Intentionality takes time, so if we want to choose our paths, we also need the journey to take its proper time; or at least to pause regularly, looking up to consider where we are now and what new choices we need to make to reach our destination and be ready for it when we get there. In a world that changes as fast as ours, this might be especially important to help us ask whether our ethical thinking is keeping pace with our technical capability. In a world where we spend so much time looking down at our phones and expecting everything to happen within moments, we may need a reminder to pause in our headlong rush, so that we don’t end up like Jacob, unexpectedly landing in places from which we may take years to return.
One possible reminder has Jewish ritual form: Kiddush Levanah is a monthly ritual of going outside at night during the time between the new moon and the full moon, to gaze up at the growing moon and make a blessing over it. It’s a beautiful way of reminding ourselves that each phase matters, each stage, not just the total newness of Rosh Chodesh or the brightness of the full moon. Kiddush Levanah is a chance to take stock of where we are now, while still on the way, acknowledging that although it may feel long and difficult, it’s on the journey that we can grow into our potential.

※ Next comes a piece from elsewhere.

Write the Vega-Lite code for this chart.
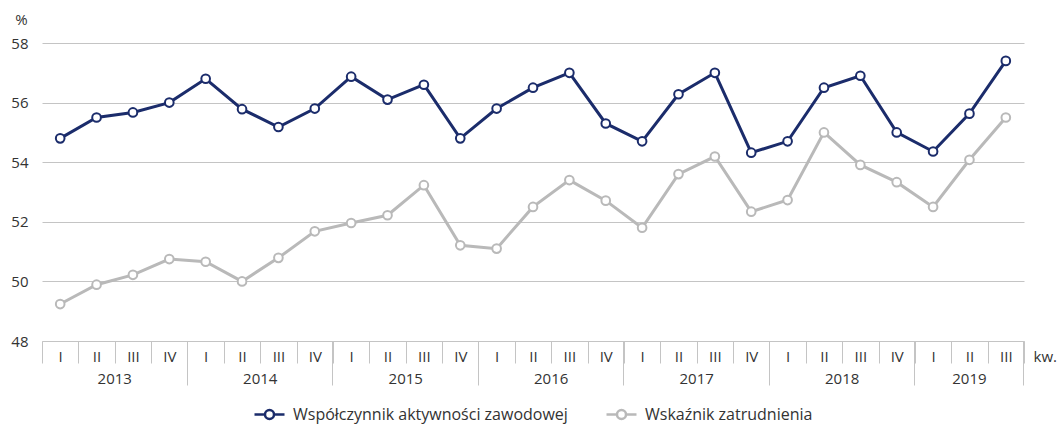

I love Kiddush Levanah enough to have written my rabbinic thesis on it; ancient navigators of the Pacific islands knew the stars enough to navigate by them – yet the value of taking the time to pause and look up is open to anyone. In our rush from one thing to another, it’s all too easy to lose sight of the guiding stars of our lives and to find ourselves adrift. Instead of looking for shortcuts – sci-fi or otherwise – perhaps we can learn to value each step along the way, by pausing occasionally to remind ourselves of where we’ve come from and where we’re heading. Then perhaps we too will be able to sing with confidence that “we know where we are, we know who we are… and when it’s time to find home, we know the way.”